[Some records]
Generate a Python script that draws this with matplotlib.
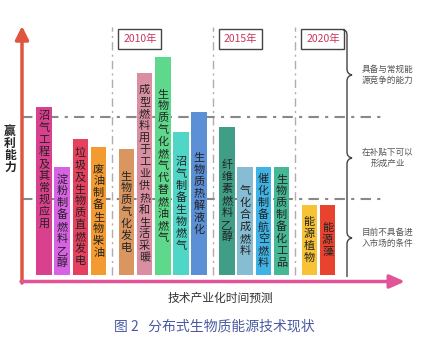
import matplotlib
matplotlib.use('Agg')
import matplotlib.pyplot as plt
from matplotlib.patches import Rectangle, PathPatch
from matplotlib.path import Path

plt.rcParams['font.family'] = ['Noto Sans CJK SC', 'DejaVu Sans']

# ---------------- data ----------------
technologies = [
    '沼气工程及其常规应用', '淀粉制备燃料乙醇', '垃圾及生物质直燃发电', '废油制备生物柴油',
    '生物质气化发电', '成型燃料用于工业供热和生活采暖', '生物质气化燃气代替燃油燃气',
    '沼气制备生物燃气', '生物质热解液化',
    '纤维素燃料乙醇', '气化合成燃料', '催化制备航空燃料', '生物质制备化工品',
    '能源植物', '能源藻',
]
profitability = [168, 108, 136, 128, 126, 202, 218, 143, 163, 148, 108, 108, 108, 70, 70]
period_index = [0, 0, 0, 0, 1, 1, 1, 1, 1, 2, 2, 2, 2, 3, 3]
period_labels = ['2010年', '2015年', '2020年']
bar_colors = ['#d9418f', '#d862e4', '#e5405e', '#f39a30', '#d99660', '#d98ea2', '#5ed88a',
              '#4fd6c6', '#5b8fd6', '#3f9e85', '#86bdd3', '#3fb3e6', '#46b895', '#f7c234', '#e8432f']
tier_thresholds = [76, 158]
tier_labels = ['目前不具备进\n入市场的条件', '在补贴下可以\n形成产业', '具备与常规能\n源竞争的能力']
y_label = '赢利能力'
x_label = '技术产业化时间预测'
caption = '图 2   分布式生物质能源技术现状'

# ---------------- figure ----------------
fig = plt.figure(figsize=(4.31, 3.42), dpi=100)
ax = fig.add_axes([0, 0, 1, 1])
ax.set_xlim(0, 431)
ax.set_ylim(-67, 275)
ax.axis('off')

x0, step, gap, bw = 44, 18.2, 9.6, 15.5
xs = [x0 + i * step + g * gap for i, g in enumerate(period_index)]
ax.bar(xs, profitability, width=bw, color=bar_colors, zorder=3, linewidth=0)

# vertical labels inside bars
char_step = 12
label_center_override = {0: 105}
for i, (x, h, name) in enumerate(zip(xs, profitability, technologies)):
    n = len(name)
    c = label_center_override.get(i, h / 2)
    for k, ch in enumerate(name):
        yk = c + ((n - 1) / 2 - k) * char_step
        ax.text(x, yk, ch, ha='center', va='center', fontsize=8, color='#222222', zorder=4)

# period separators and year boxes
top_val = 248
seps = []
for g in range(1, 4):
    left = max(x for x, p in zip(xs, period_index) if p == g - 1)
    right = min(x for x, p in zip(xs, period_index) if p == g)
    seps.append((left + right) / 2)
for sx, lab in zip(seps, period_labels):
    ax.plot([sx, sx], [0, top_val], color='#b8a8b0', lw=1.0,
            linestyle=(0, (6, 3, 1.5, 3)), zorder=1)
    ax.add_patch(Rectangle((sx + 6, 226), 43, 20, fill=False, edgecolor='#444444', lw=1.0, zorder=2))
    ax.text(sx + 6 + 21.5, 236, lab, ha='center', va='center', fontsize=7.5, color='#c8365a')

# tier threshold lines
for t in tier_thresholds:
    ax.plot([22, 385], [t, t], color='#888888', lw=1.5,
            linestyle=(0, (5, 3, 1.5, 3)), zorder=1)

# axes arrows
ax.annotate('', xy=(22, 249), xytext=(22, -8),
            arrowprops=dict(arrowstyle='-|>,head_length=0.8,head_width=0.4',
                            color='#e0553f', lw=2.5, shrinkA=0, shrinkB=0), zorder=5)
ax.annotate('', xy=(405, -6.5), xytext=(21, -6.5),
            arrowprops=dict(arrowstyle='-|>,head_length=0.9,head_width=0.4',
                            color='#e0559a', lw=2.5, shrinkA=0, shrinkB=0), zorder=5)

# brace
bx, tipx, d = 347, 352, 6
bounds = [-2] + tier_thresholds + [242]
verts = [(bx - 4, 245), (bx, 245), (bx, 240)]
codes = [Path.MOVETO, Path.CURVE3, Path.CURVE3]
for lo, hi in reversed(list(zip(bounds[:-1], bounds[1:]))):
    m = (lo + hi) / 2
    verts += [(bx, m + d), (bx, m + 1), (tipx, m), (bx, m - 1), (bx, m - d), (bx, lo)]
    codes += [Path.LINETO, Path.CURVE3, Path.CURVE3, Path.CURVE3, Path.CURVE3, Path.LINETO]
ax.add_patch(PathPatch(Path(verts, codes), fill=False, edgecolor='#444444', lw=1.0, zorder=2))

for (lo, hi), lab in zip(zip(bounds[:-1], bounds[1:]), tier_labels):
    ax.text(388, (lo + hi) / 2, lab, ha='center', va='center', fontsize=6.2,
            color='#555555', linespacing=1.3)

# axis labels
n = len(y_label)
for k, ch in enumerate(y_label):
    ax.text(10, 126 + ((n - 1) / 2 - k) * 12, ch, ha='center', va='center',
            fontsize=8.5, fontweight='bold', color='#222222')
ax.text(220, -23, x_label, ha='center', va='center', fontsize=8.5, color='#333333')
ax.text(214, -52, caption, ha='center', va='center', fontsize=10, color='#4a5aa0')

fig.savefig('out.png', dpi=100)
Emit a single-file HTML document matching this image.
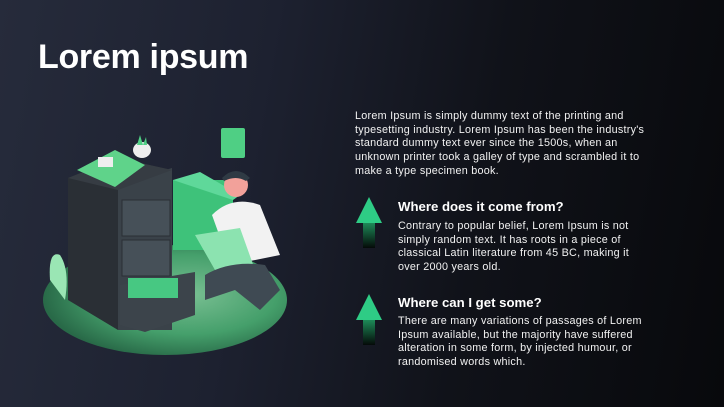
<!DOCTYPE html>
<html><head><style>
html,body{margin:0;padding:0}
body{width:724px;height:407px;overflow:hidden;position:relative;font-family:"Liberation Sans",sans-serif;color:#fff;
background:linear-gradient(100deg,#262b3b 0%,#1d2130 35%,#101219 65%,#08090c 100%);}
.t{position:absolute;left:38px;top:38px;font-size:34px;font-weight:bold;letter-spacing:-0.3px}
.p{position:absolute;font-size:10.8px;letter-spacing:0.25px;line-height:13.7px;color:#f2f2f2;white-space:nowrap}
.h{position:absolute;font-size:13.2px;font-weight:bold;white-space:nowrap}
</style></head><body>
<div class="t">Lorem ipsum</div>
<svg style="position:absolute;left:0;top:0" width="724" height="407">
<defs>
<radialGradient id="g" cx="0.6" cy="0.45" r="0.6"><stop offset="0" stop-color="#8fe6aa"/><stop offset="0.6" stop-color="#4fbf7a"/><stop offset="1" stop-color="#2a7a4c"/></radialGradient>
<linearGradient id="ar" x1="0" y1="0" x2="0" y2="1"><stop offset="0" stop-color="#1e8a58"/><stop offset="1" stop-color="#050a08"/></linearGradient>
</defs>
<ellipse cx="165" cy="300" rx="122" ry="55" fill="url(#g)" opacity="0.8"/>
<path d="M50 280 Q48 250 60 255 Q70 270 65 300Z" fill="#9ae6b4"/>
<rect x="173" y="180" width="60" height="70" fill="#3ec27a"/>
<polygon points="173,180 200,172 240,195 233,200" fill="#5fd89a"/>
<polygon points="68,178 118,158 172,170 172,330 118,330 68,300" fill="#2a2f35"/>
<polygon points="118,185 172,168 172,330 118,330" fill="#3a4249"/>
<polygon points="68,178 118,158 172,170 118,190" fill="#363c43"/>
<rect x="122" y="200" width="48" height="36" fill="#465058" stroke="#2a2f35"/>
<rect x="122" y="240" width="48" height="36" fill="#465058" stroke="#2a2f35"/>
<polygon points="120,285 195,272 195,315 145,332 120,325" fill="#3c444b"/>
<rect x="128" y="278" width="50" height="20" fill="#47c882"/>
<polygon points="77,170 115,150 145,165 115,187" fill="#5fd38a"/>
<rect x="98" y="157" width="15" height="10" fill="#eee"/>
<ellipse cx="142" cy="150" rx="9" ry="8" fill="#eee"/>
<path d="M137 145 l3 -10 l3 10 l3 -8 l1 8z" fill="#4fcf84"/>
<rect x="221" y="128" width="24" height="30" rx="2" fill="#4fcf84"/>
<circle cx="236" cy="185" r="12" fill="#f2a19a"/>
<path d="M222 178 q14 -14 28 0 l-4 3 q-10 -6 -22 0z" fill="#2f3a44"/>
<path d="M212 215 q20 -20 48 -10 l20 50 l-50 10z" fill="#f2f2f2"/>
<polygon points="195,235 240,228 255,270 215,270" fill="#8ce3b0"/>
<path d="M205 275 q25 -15 60 -10 l15 25 l-20 20 l-25 -20 l-30 10z" fill="#3f4a53"/>
<polygon points="356,223 369,197 382,223" fill="#2ecc85"/>
<rect x="363" y="223" width="12" height="25" fill="url(#ar)"/>
<polygon points="356,320 369,294 382,320" fill="#2ecc85"/>
<rect x="363" y="320" width="12" height="25" fill="url(#ar)"/>
</svg>
<div class="p" style="left:355px;top:110px">Lorem Ipsum is simply dummy text of the printing and<br>typesetting industry. Lorem Ipsum has been the industry's<br>standard dummy text ever since the 1500s, when an<br>unknown printer took a galley of type and scrambled it to<br>make a type specimen book.</div>
<div class="h" style="left:398px;top:199px">Where does it come from?</div>
<div class="p" style="left:398px;top:220px">Contrary to popular belief, Lorem Ipsum is not<br>simply random text. It has roots in a piece of<br>classical Latin literature from 45 BC, making it<br>over 2000 years old.</div>
<div class="h" style="left:398px;top:295px">Where can I get some?</div>
<div class="p" style="left:398px;top:315px">There are many variations of passages of Lorem<br>Ipsum available, but the majority have suffered<br>alteration in some form, by injected humour, or<br>randomised words which.</div>
</body></html>
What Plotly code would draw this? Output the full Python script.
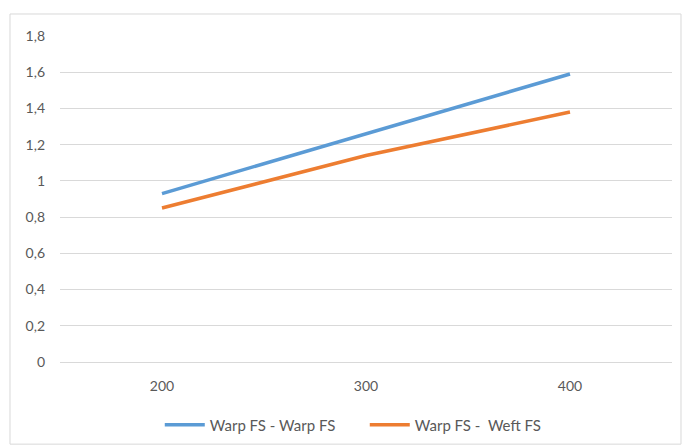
import plotly.graph_objects as go

# Categories and series values
categories = ["200", "300", "400"]
warp_warp = [0.93, 1.26, 1.59]
warp_weft = [0.85, 1.14, 1.38]

# Y-axis ticks (comma decimal labels)
y_ticks = [0, 0.2, 0.4, 0.6, 0.8, 1.0, 1.2, 1.4, 1.6, 1.8]
y_tick_labels = ["0", "0,2", "0,4", "0,6", "0,8", "1", "1,2", "1,4", "1,6", "1,8"]

font_family = "Lato, 'Open Sans', sans-serif"
text_color = "#595959"

fig = go.Figure()
fig.add_trace(go.Scatter(
    x=categories, y=warp_warp, mode="lines",
    name="Warp FS - Warp FS",
    line=dict(color="#5B9BD5", width=3.5),
))
fig.add_trace(go.Scatter(
    x=categories, y=warp_weft, mode="lines",
    name="Warp FS -  Weft FS",
    line=dict(color="#ED7D31", width=3.5),
))

fig.update_layout(
    width=682, height=446,
    margin=dict(l=60, r=10, t=36, b=84, autoexpand=False),
    paper_bgcolor="white", plot_bgcolor="white",
    font=dict(family=font_family, size=14, color=text_color),
    showlegend=True,
    legend=dict(
        orientation="h", x=0.498, xanchor="center", y=-0.193, yanchor="middle",
        font=dict(size=15, color=text_color), itemwidth=40,
        entrywidth=150, entrywidthmode="pixels",
    ),
    xaxis=dict(
        type="category", range=[-0.5, 2.5], showgrid=False, showline=True,
        linecolor="#D9D9D9", linewidth=1, ticks="", ticklabelstandoff=11,
        zeroline=False,
    ),
    yaxis=dict(
        range=[0, 1.8], tickvals=y_ticks, ticktext=y_tick_labels,
        showgrid=True, gridcolor="#D9D9D9", gridwidth=1,
        zeroline=False, showline=False, ticks="", ticklabelstandoff=14,
    ),
    shapes=[dict(
        type="rect", xref="paper", yref="paper",
        x0=-0.0817, x1=1.0147, y0=-0.252, y1=1.0675,
        line=dict(color="#D9D9D9", width=1), fillcolor="rgba(0,0,0,0)",
        layer="below",
    )],
)

fig.write_html("out.html")
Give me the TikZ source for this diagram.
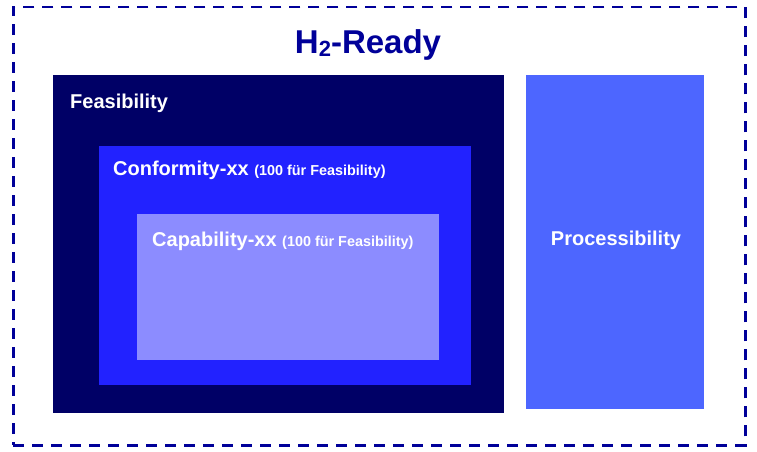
\documentclass[tikz,border=0pt]{standalone}
\usepackage{fontspec}
\setmainfont{Liberation Sans}
\usepackage{tikz}
\usetikzlibrary{positioning}
\definecolor{titleblue}{HTML}{000099}
\definecolor{feasblue}{HTML}{000066}
\definecolor{confblue}{HTML}{2222FF}
\definecolor{capblue}{HTML}{8C8CFF}
\definecolor{procblue}{HTML}{4D66FF}
\newcommand{\smallnote}[1]{{\fontsize{14.4}{16}\selectfont #1}}
\begin{document}
\begin{tikzpicture}[
		x=1pt,y=-1pt,
		every node/.append style={inner sep=0pt,font=\bfseries},
		box/.style={draw=none,anchor=north west},
		lbl/.style={text=white,anchor=base west,font=\bfseries\fontsize{20}{22}\selectfont}
	]
	\useasboundingbox (0,0) rectangle (757,452);
	\node[box,draw=titleblue,line width=2.5pt,dash pattern=on 11pt off 8pt,minimum width=732pt,minimum height=438pt] (frame) at (12,6) {};
	\node[anchor=base,text=titleblue,font=\bfseries\fontsize{33}{36}\selectfont] (title) at (368,53) {H{\fontsize{22}{24}\selectfont\raisebox{-3pt}{2}}-Ready};
	\node[box,fill=feasblue,minimum width=451pt,minimum height=338pt] (feas) at (53,75) {};
	\node[box,fill=confblue,minimum width=372pt,minimum height=239pt] (conf) at (99,146) {};
	\node[box,fill=capblue,minimum width=302pt,minimum height=146pt] (cap) at (137,214) {};
	\node[box,fill=procblue,minimum width=178pt,minimum height=334pt] (proc) at (526,75) {};
	\node[lbl] (feaslbl) at (70,108) {Feasibility};
	\node[lbl] (conflbl) at (113,175) {Conformity-xx \smallnote{(100 für Feasibility)}};
	\node[lbl] (caplbl) at (152,246) {Capability-xx \smallnote{(100 für Feasibility)}};
	\node[lbl,anchor=base] (proclbl) at (616,245) {Processibility};
\end{tikzpicture}
\end{document}
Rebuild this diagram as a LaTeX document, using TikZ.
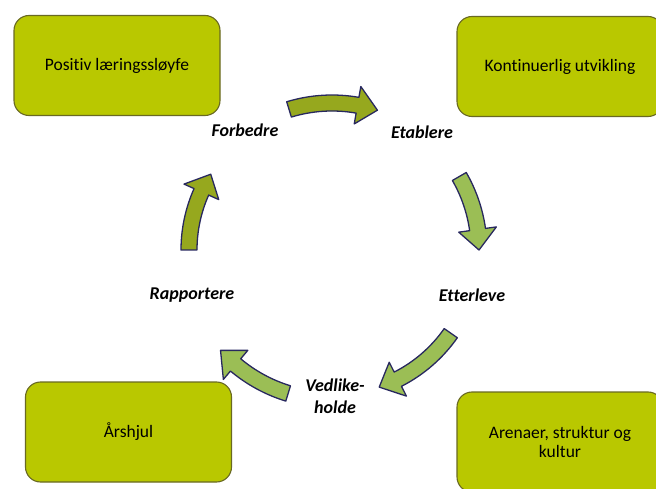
\documentclass[tikz,border=0pt]{standalone}
\usepackage{fontspec}
\setmainfont{Carlito}[Ligatures=NoCommon]
\usepackage{tikz}
\usetikzlibrary{positioning}

\definecolor{boxlime}{RGB}{185,200,0}
\definecolor{boxedge}{RGB}{105,105,35}
\definecolor{arrolive}{RGB}{150,168,30}
\definecolor{arrgreen}{RGB}{155,190,85}
\definecolor{arredge}{RGB}{40,40,95}

% curved block arrow round the centre: #1 start angle, #2 end angle, #3 radius, #4 fill
\newcommand{\bendarrow}[4]{%
  \filldraw[arrline, fill=#4]
    (#1:#3+8) arc[start angle=#1, end angle=#2+8, radius=#3+8]
    -- (#2+8:#3+19) -- (#2:#3) -- (#2+8:#3-19) -- (#2+8:#3-8)
    arc[start angle=#2+8, end angle=#1, radius=#3-8] -- cycle;}

\begin{document}
\begin{tikzpicture}[
    x=1pt, y=1pt,
    box/.style={rectangle, draw=boxedge, line width=1.1pt, fill=boxlime, rounded corners=15pt,
                minimum width=206pt, minimum height=100pt, align=center, font=\fontsize{17.5}{19}\selectfont},
    step label/.style={font=\fontsize{18}{22}\selectfont\bfseries\itshape, align=center},
    arrline/.style={draw=arredge, line width=1.3pt, line join=round}
]
\useasboundingbox (0,0) rectangle (656,488);
\clip (0,0) rectangle (656,488);
% outcome boxes in the corners
\node[box] (loop)  at (117,422.5) {Positiv læringssløyfe};
\node[box] (devel) at (560,421.5) {Kontinuerlig utvikling};
\node[box] (wheel) at (128.5,56)  {Årshjul};
\node[box] (arena) at (560,46)    {Arenaer, struktur og\\ kultur};
% steps of the cycle
\node[step label] (improve)  at (245,358) {Forbedre};
\node[step label] (establish) at (422,356) {Etablere};
\node[step label] (comply)   at (472,193) {Etterleve};
\node[step label] (maintain) at (335,92)  {Vedlike-\\holde};
\node[step label] (report)   at (192,193) {Rapportere};
% curved arrows between the steps
\coordinate (cen) at (332,238);
\begin{scope}[shift={(cen)}]
  \bendarrow{107}{72}{147}{arrolive}
  \bendarrow{30}{0}{147}{arrgreen}
  \bendarrow{-35}{-71}{145}{arrgreen}
  \bendarrow{-107}{-138}{150}{arrgreen}
  \bendarrow{180}{148}{143}{arrolive}
\end{scope}
\end{tikzpicture}
\end{document}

* EXERCISE AIM: Without the pictures, please reproduce each line of the listing above exactly, from the first one through the line bearing "plt.rcParams['font.family'] = ['Noto".

* WORKED SOLUTION:
Generate a Python script that draws this with matplotlib.
import matplotlib
matplotlib.use('Agg')
import matplotlib.pyplot as plt
from matplotlib.patches import Rectangle, PathPatch
from matplotlib.path import Path

plt.rcParams['font.family'] = ['Noto Sans CJK SC', 'DejaVu Sans']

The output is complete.